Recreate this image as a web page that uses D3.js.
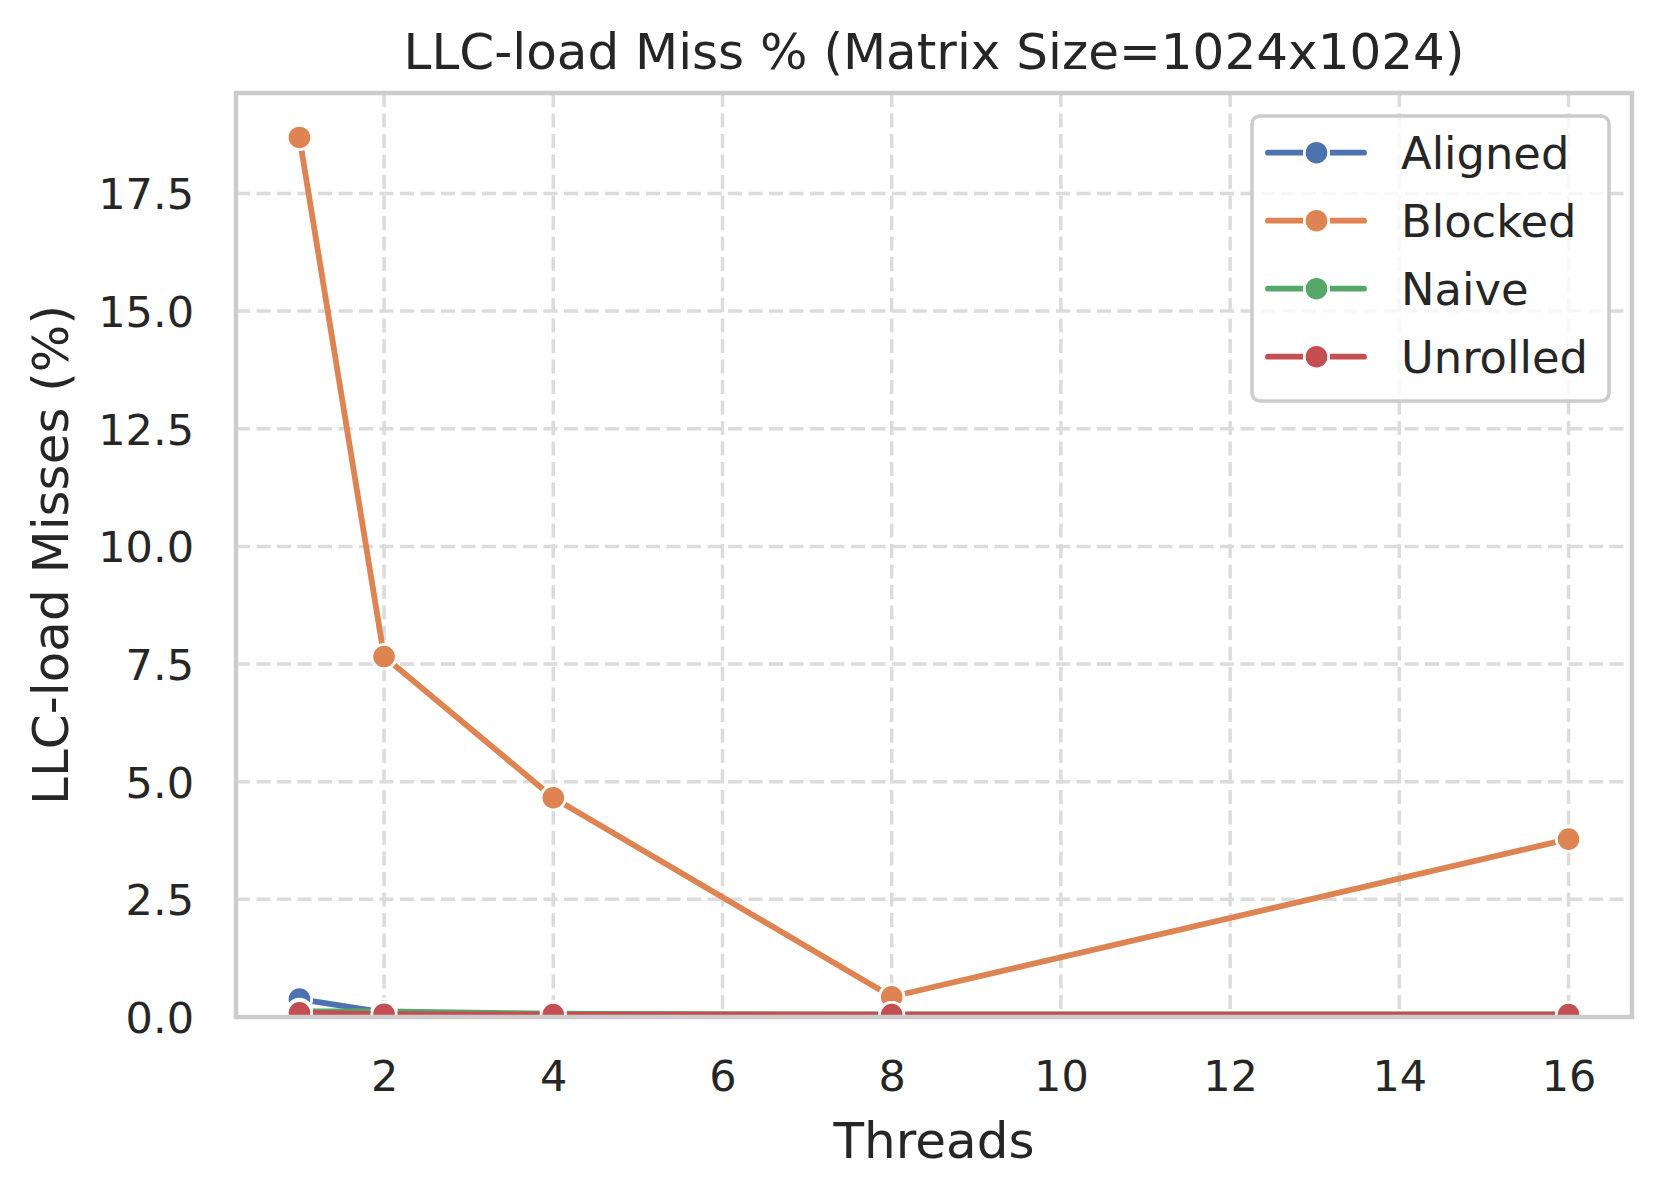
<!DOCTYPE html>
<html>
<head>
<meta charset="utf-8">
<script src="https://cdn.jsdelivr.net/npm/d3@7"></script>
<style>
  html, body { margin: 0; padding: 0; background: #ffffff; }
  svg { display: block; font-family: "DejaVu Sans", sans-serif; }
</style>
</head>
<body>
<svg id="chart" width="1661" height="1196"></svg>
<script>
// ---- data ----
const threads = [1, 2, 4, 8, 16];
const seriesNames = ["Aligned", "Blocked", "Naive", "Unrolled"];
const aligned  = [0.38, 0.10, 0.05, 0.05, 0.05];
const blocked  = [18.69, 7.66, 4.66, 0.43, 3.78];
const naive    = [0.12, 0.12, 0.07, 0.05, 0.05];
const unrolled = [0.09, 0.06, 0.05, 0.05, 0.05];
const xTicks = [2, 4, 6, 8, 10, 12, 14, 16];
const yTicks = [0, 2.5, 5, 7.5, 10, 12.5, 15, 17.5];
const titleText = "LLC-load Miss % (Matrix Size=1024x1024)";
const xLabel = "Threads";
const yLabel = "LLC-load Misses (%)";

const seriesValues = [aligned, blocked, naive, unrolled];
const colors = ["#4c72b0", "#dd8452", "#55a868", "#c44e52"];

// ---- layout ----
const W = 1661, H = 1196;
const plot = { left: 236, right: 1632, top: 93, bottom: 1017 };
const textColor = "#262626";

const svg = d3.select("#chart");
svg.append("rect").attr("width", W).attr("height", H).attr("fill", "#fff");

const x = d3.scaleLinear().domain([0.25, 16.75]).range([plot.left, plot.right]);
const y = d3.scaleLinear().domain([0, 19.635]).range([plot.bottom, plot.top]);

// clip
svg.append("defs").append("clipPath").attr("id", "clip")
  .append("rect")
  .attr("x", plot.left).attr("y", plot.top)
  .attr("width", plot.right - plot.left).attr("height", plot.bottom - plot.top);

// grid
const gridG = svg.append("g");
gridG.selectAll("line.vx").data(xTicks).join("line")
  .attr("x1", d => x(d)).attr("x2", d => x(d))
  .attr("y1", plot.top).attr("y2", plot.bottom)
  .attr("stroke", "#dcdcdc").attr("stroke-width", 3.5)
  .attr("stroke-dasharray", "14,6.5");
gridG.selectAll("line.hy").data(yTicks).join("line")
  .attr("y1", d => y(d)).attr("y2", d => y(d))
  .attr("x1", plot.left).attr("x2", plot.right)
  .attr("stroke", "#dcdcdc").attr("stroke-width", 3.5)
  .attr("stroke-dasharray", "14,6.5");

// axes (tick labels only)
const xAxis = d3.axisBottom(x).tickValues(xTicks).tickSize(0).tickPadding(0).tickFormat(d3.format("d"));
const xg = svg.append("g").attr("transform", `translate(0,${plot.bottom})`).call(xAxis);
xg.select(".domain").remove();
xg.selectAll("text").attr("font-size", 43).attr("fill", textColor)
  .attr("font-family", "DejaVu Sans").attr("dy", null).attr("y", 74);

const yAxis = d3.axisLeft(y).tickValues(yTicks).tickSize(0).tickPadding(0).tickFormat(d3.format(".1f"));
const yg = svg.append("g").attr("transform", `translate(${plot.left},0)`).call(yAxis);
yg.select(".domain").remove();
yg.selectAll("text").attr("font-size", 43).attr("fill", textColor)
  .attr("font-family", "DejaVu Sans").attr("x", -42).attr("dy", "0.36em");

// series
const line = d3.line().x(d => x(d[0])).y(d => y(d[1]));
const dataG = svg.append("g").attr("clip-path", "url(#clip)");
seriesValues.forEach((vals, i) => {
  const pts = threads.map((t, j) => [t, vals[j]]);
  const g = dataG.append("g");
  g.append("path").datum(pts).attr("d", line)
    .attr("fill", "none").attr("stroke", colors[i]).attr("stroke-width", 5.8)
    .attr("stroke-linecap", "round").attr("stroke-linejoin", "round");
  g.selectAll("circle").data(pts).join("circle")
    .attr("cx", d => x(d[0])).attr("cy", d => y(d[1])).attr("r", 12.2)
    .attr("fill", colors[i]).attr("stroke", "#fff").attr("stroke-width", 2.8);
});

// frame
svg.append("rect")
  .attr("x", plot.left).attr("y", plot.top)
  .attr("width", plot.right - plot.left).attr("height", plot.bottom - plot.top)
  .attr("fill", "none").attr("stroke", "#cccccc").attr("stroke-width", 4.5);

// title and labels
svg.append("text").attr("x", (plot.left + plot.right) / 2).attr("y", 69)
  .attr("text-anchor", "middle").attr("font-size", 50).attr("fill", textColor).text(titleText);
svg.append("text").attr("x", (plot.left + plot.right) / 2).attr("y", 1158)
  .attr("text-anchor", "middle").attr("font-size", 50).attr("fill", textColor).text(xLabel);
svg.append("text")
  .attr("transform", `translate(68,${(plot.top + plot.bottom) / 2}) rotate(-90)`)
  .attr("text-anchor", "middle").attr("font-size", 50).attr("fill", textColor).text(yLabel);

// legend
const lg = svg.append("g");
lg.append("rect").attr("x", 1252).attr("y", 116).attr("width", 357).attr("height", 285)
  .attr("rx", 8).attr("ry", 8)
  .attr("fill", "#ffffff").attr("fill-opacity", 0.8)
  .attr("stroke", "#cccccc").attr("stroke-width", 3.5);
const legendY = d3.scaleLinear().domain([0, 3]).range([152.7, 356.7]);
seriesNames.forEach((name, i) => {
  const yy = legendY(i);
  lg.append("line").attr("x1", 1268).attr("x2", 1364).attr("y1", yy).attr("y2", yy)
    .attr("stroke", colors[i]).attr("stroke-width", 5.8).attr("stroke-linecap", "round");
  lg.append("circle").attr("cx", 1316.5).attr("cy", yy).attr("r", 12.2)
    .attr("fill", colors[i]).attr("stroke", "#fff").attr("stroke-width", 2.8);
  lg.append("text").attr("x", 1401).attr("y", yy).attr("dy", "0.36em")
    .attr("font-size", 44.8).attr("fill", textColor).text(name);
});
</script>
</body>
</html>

## PROBLEM TO SOLVE
Your task is to reproduce all of the material exactly. The pictures stay out.

## WRITTEN ANSWER
Recreate this image as a web page that uses D3.js.
<!DOCTYPE html>
<html>
<head>
<meta charset="utf-8">
<script src="https://cdn.jsdelivr.net/npm/d3@7"></script>
<style>
  html, body { margin: 0; padding: 0; background: #ffffff; }
  svg { display: block; font-family: "DejaVu Sans", sans-serif; }
</style>
</head>
<body>
<svg id="chart" width="1661" height="1196"></svg>
<script>
// ---- data ----
const threads = [1, 2, 4, 8, 16];
const seriesNames = ["Aligned", "Blocked", "Naive", "Unrolled"];
const aligned  = [0.38, 0.10, 0.05, 0.05, 0.05];
const blocked  = [18.69, 7.66, 4.66, 0.43, 3.78];
const naive    = [0.12, 0.12, 0.07, 0.05, 0.05];
const unrolled = [0.09, 0.06, 0.05, 0.05, 0.05];
const xTicks = [2, 4, 6, 8, 10, 12, 14, 16];
const yTicks = [0, 2.5, 5, 7.5, 10, 12.5, 15, 17.5];
const titleText = "LLC-load Miss % (Matrix Size=1024x1024)";
const xLabel = "Threads";
const yLabel = "LLC-load Misses (%)";

const seriesValues = [aligned, blocked, naive, unrolled];
const colors = ["#4c72b0", "#dd8452", "#55a868", "#c44e52"];

// ---- layout ----
const W = 1661, H = 1196;
const plot = { left: 236, right: 1632, top: 93, bottom: 1017 };
const textColor = "#262626";

const svg = d3.select("#chart");
svg.append("rect").attr("width", W).attr("height", H).attr("fill", "#fff");

const x = d3.scaleLinear().domain([0.25, 16.75]).range([plot.left, plot.right]);
const y = d3.scaleLinear().domain([0, 19.635]).range([plot.bottom, plot.top]);

// clip
svg.append("defs").append("clipPath").attr("id", "clip")
  .append("rect")
  .attr("x", plot.left).attr("y", plot.top)
  .attr("width", plot.right - plot.left).attr("height", plot.bottom - plot.top);

// grid
const gridG = svg.append("g");
gridG.selectAll("line.vx").data(xTicks).join("line")
  .attr("x1", d => x(d)).attr("x2", d => x(d))
  .attr("y1", plot.top).attr("y2", plot.bottom)
  .attr("stroke", "#dcdcdc").attr("stroke-width", 3.5)
  .attr("stroke-dasharray", "14,6.5");
gridG.selectAll("line.hy").data(yTicks).join("line")
  .attr("y1", d => y(d)).attr("y2", d => y(d))
  .attr("x1", plot.left).attr("x2", plot.right)
  .attr("stroke", "#dcdcdc").attr("stroke-width", 3.5)
  .attr("stroke-dasharray", "14,6.5");

// axes (tick labels only)
const xAxis = d3.axisBottom(x).tickValues(xTicks).tickSize(0).tickPadding(0).tickFormat(d3.format("d"));
const xg = svg.append("g").attr("transform", `translate(0,${plot.bottom})`).call(xAxis);
xg.select(".domain").remove();
xg.selectAll("text").attr("font-size", 43).attr("fill", textColor)
  .attr("font-family", "DejaVu Sans").attr("dy", null).attr("y", 74);

const yAxis = d3.axisLeft(y).tickValues(yTicks).tickSize(0).tickPadding(0).tickFormat(d3.format(".1f"));
const yg = svg.append("g").attr("transform", `translate(${plot.left},0)`).call(yAxis);
yg.select(".domain").remove();
yg.selectAll("text").attr("font-size", 43).attr("fill", textColor)
  .attr("font-family", "DejaVu Sans").attr("x", -42).attr("dy", "0.36em");

// series
const line = d3.line().x(d => x(d[0])).y(d => y(d[1]));
const dataG = svg.append("g").attr("clip-path", "url(#clip)");
seriesValues.forEach((vals, i) => {
  const pts = threads.map((t, j) => [t, vals[j]]);
  const g = dataG.append("g");
  g.append("path").datum(pts).attr("d", line)
    .attr("fill", "none").attr("stroke", colors[i]).attr("stroke-width", 5.8)
    .attr("stroke-linecap", "round").attr("stroke-linejoin", "round");
  g.selectAll("circle").data(pts).join("circle")
    .attr("cx", d => x(d[0])).attr("cy", d => y(d[1])).attr("r", 12.2)
    .attr("fill", colors[i]).attr("stroke", "#fff").attr("stroke-width", 2.8);
});

// frame
svg.append("rect")
  .attr("x", plot.left).attr("y", plot.top)
  .attr("width", plot.right - plot.left).attr("height", plot.bottom - plot.top)
  .attr("fill", "none").attr("stroke", "#cccccc").attr("stroke-width", 4.5);

// title and labels
svg.append("text").attr("x", (plot.left + plot.right) / 2).attr("y", 69)
  .attr("text-anchor", "middle").attr("font-size", 50).attr("fill", textColor).text(titleText);
svg.append("text").attr("x", (plot.left + plot.right) / 2).attr("y", 1158)
  .attr("text-anchor", "middle").attr("font-size", 50).attr("fill", textColor).text(xLabel);
svg.append("text")
  .attr("transform", `translate(68,${(plot.top + plot.bottom) / 2}) rotate(-90)`)
  .attr("text-anchor", "middle").attr("font-size", 50).attr("fill", textColor).text(yLabel);

// legend
const lg = svg.append("g");
lg.append("rect").attr("x", 1252).attr("y", 116).attr("width", 357).attr("height", 285)
  .attr("rx", 8).attr("ry", 8)
  .attr("fill", "#ffffff").attr("fill-opacity", 0.8)
  .attr("stroke", "#cccccc").attr("stroke-width", 3.5);
const legendY = d3.scaleLinear().domain([0, 3]).range([152.7, 356.7]);
seriesNames.forEach((name, i) => {
  const yy = legendY(i);
  lg.append("line").attr("x1", 1268).attr("x2", 1364).attr("y1", yy).attr("y2", yy)
    .attr("stroke", colors[i]).attr("stroke-width", 5.8).attr("stroke-linecap", "round");
  lg.append("circle").attr("cx", 1316.5).attr("cy", yy).attr("r", 12.2)
    .attr("fill", colors[i]).attr("stroke", "#fff").attr("stroke-width", 2.8);
  lg.append("text").attr("x", 1401).attr("y", yy).attr("dy", "0.36em")
    .attr("font-size", 44.8).attr("fill", textColor).text(name);
});
</script>
</body>
</html>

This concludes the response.